The largest US ISP is Comcast at about 30,000,000 subscribers.
Facebook has 2,900,000,000 monthly active users.
The sheer scale is also the problem. Scale gives them unfathomable power and access. It should make every non-Meta shareholder uncomfortable IMO. If there were only one mega-monopoly-ISP for the whole of the US, I'd feel similarly uncomfortable. But that isn't the case, in fact more ISPs seem to be starting up recently.
Put another way: An evil act from an ISP would hurt X number of people. An evil act from Facebook would hurt X^5 people. And I believe Facebook's acts are in general more evil than an ISPs.
You left out the fact that ISP’s are effectively a monopoly in most regions of the US, which is a problem even if it happens to be a different company holding the monopoly per region.
Exactly my point. Everyone knows that "Facebook sells your data" but what's actually demonstrable is Facebook uses your data internally for ad targeting purposes, which I'm fine with.

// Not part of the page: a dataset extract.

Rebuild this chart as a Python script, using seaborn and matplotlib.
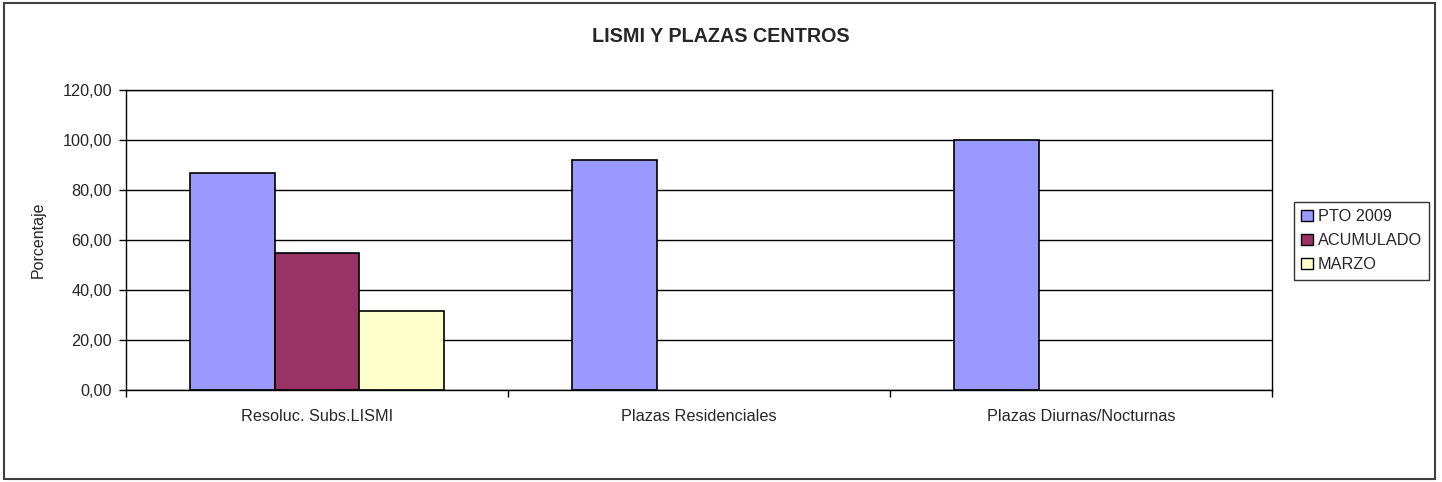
import numpy as np
import pandas as pd
import matplotlib
matplotlib.use("Agg")
import matplotlib.pyplot as plt
import matplotlib.patches as mpatches
from matplotlib.ticker import FixedLocator, FuncFormatter
import seaborn as sns

categories = ["Resoluc. Subs.LISMI", "Plazas Residenciales", "Plazas Diurnas/Nocturnas"]
series_names = ["PTO 2009", "ACUMULADO", "MARZO"]
pto_2009 = [87.0, 92.0, 100.0]
acumulado = [55.0, np.nan, np.nan]
marzo = [31.7, np.nan, np.nan]
yticks = [0, 20, 40, 60, 80, 100, 120]
colors = ["#9999FF", "#993366", "#FFFFCC"]

rows = []
for name, vals in zip(series_names, [pto_2009, acumulado, marzo]):
    for c, v in zip(categories, vals):
        rows.append({"cat": c, "serie": name, "valor": v})
df = pd.DataFrame(rows)

sns.set_theme(style="white")
plt.rcParams["font.family"] = ["Liberation Sans", "DejaVu Sans"]

W, H = 1442, 482
fig = plt.figure(figsize=(W / 100, H / 100), dpi=100)
ax = fig.add_axes([126 / W, 1 - 390 / H, (1272 - 126) / W, (390 - 90) / H])

sns.barplot(data=df, x="cat", y="valor", hue="serie", order=categories,
            hue_order=series_names, palette=colors, width=0.667, dodge=True,
            edgecolor="black", linewidth=1.2, errorbar=None, ax=ax, saturation=1)

ax.set_ylim(0, 120)
ax.set_xlim(-0.5, 2.5)
ax.yaxis.set_major_locator(FixedLocator(yticks))
ax.yaxis.set_major_formatter(FuncFormatter(lambda v, p: f"{v:.2f}".replace(".", ",")))
ax.grid(axis="y", color="black", linewidth=1.0)
ax.set_axisbelow(True)
for s in ax.spines.values():
    s.set_visible(True)
    s.set_color("black")
    s.set_linewidth(1.0)

ax.tick_params(axis="y", which="major", direction="out", length=5, width=1,
               color="black", labelsize=11.7, pad=5, left=True)
ax.set_xticks([0, 1, 2])
ax.set_xticklabels(categories)
ax.set_xticks([-0.5, 0.5, 1.5, 2.5], minor=True)
ax.tick_params(axis="x", which="major", length=0, labelsize=11.7, pad=14)
ax.tick_params(axis="x", which="minor", direction="out", length=5, width=1,
               color="black", bottom=True)
ax.set_xlabel("")
ax.set_ylabel("Porcentaje", fontsize=11.5, labelpad=12)

if ax.get_legend() is not None:
    ax.get_legend().remove()
handles = [mpatches.Patch(facecolor=c, edgecolor="black", linewidth=1.0) for c in colors]
leg = fig.legend(handles, series_names, loc="upper left",
                 bbox_to_anchor=(1294 / W, 1 - 202 / H), borderaxespad=0,
                 fontsize=11.7, frameon=True, fancybox=False, shadow=False,
                 handlelength=0.7, handleheight=0.7, handletextpad=0.3,
                 labelspacing=0.55, borderpad=0.45)
leg.get_frame().set_edgecolor("black")
leg.get_frame().set_linewidth(1.0)

fig.text(0.5, 1 - 37 / H, "LISMI Y PLAZAS CENTROS", ha="center", va="center",
         fontsize=14.2, fontweight="bold")

border = mpatches.Rectangle((4 / W, 3 / H), (1435 - 4) / W, (479 - 3) / H,
                            transform=fig.transFigure, fill=False,
                            edgecolor="#404040", linewidth=1.5)
fig.patches.append(border)

fig.savefig("out.png", dpi=100)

Verizon, AT&T, et al are at just as problematic a scale (if not more!) and they are literally out there exchanging CSVs for cash.
Supporting open standards and getting mad about Cambridge Analytica in the same breath is incoherent. The critique here, and the response that Facebook and other tech companies actually undertook to placate the outrage, was that the platform APIs were too generous, and users should not have been allowed to delegate their accounts’ privileges to third parties not vetted by the platforms.